Not everyone gave in to Antifa-based denialism. Tellingly, the talking heads who had been at the Capitol had seen too much to promote the Antifa delusion. Elijah Schaffer, who had even made it to Nancy Pelosi’s office (2:44pm), insisted till the end of the day that most of the violence was started by “strong, heated” Trump supporters; his responders uniformly did not want to hear it. Antifa antagonist Andy Ngo also stuck with the notion that it was not Antifa causing the attack. Emerald Robinson of Newsmax—who was also at the Capitol—stuck with the excuse-making tweets rather than blame Antifa.

Then there were those who actually felt deflated at the MAGA push to deflect blame; because it demeaned the glorious revolution that they had sought.

Brandon Straka, who was one of the Stop The Steal organizers and had been at the Capitol, set off a string of tweets: “I’m completely confused. For 6-8 weeks everybody on the right has been saying ‘1776!’ & that if congress moves forward it will mean a revolution!
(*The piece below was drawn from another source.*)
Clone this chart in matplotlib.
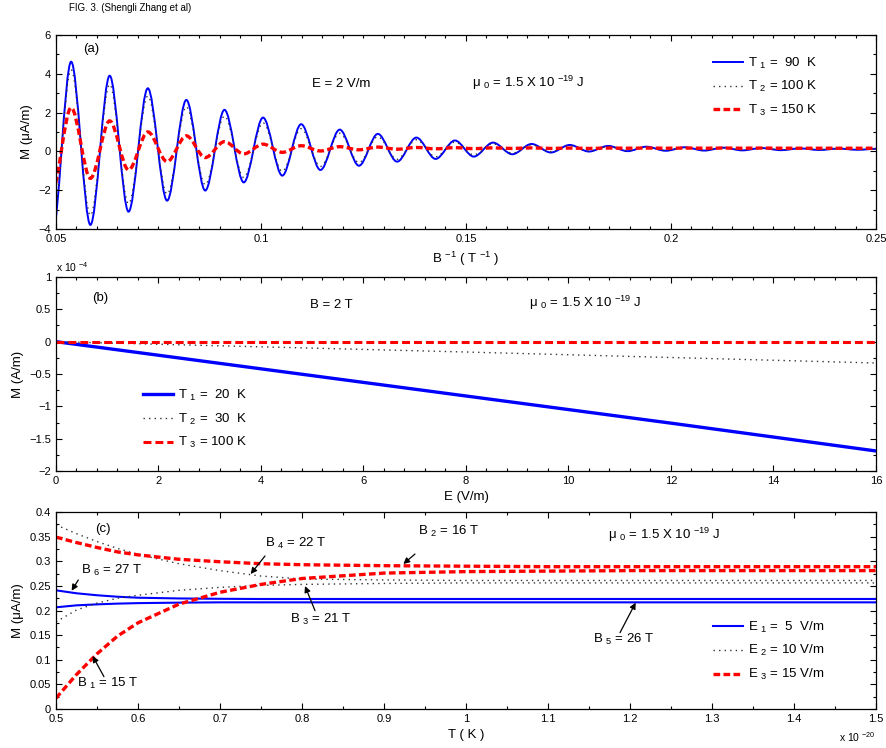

So congress moves forward, Patriots storm the Capitol- now everybody is virtual signaling their embarrassment that this happened” (8:57pm); then later, “perhaps I missed the part where this would be a revolution of ice-cream cones[…]” (9:00pm); and, “also- be embarrassed & hide if you need to- but I was there. It was not Antifa at the Capitol” (9:06pm).

The Trump-loving TheDonald forum did their own post-mortem, comparing the failed riot to George Washington crossing the Delaware. “No, George! Please don’t cross the Delaware!” one person imagined their detractors saying.

They had a point. What other revolution do we know of where the revolutionaries pointed fingers at the other guy when things got too hot? The sine qua non of a revolutionary is to be out-and-proud about it. But aside from the militants who put their bodies in, MAGAs from Trump on down wanted it to cost them nothing more than tweets. As revolutions go it was more LARP than freedom struggle.

Liberty Hangout, an unapologetically right-wing presence on Twitter with 67K followers, summarized it this way: “conservatives spent decades preaching 1776 only to disavow it when it finally happened” (6:50pm). He had identified the core issue. While blaming Antifa assuaged MAGA discomfort, it was also a sign that the revolution had failed.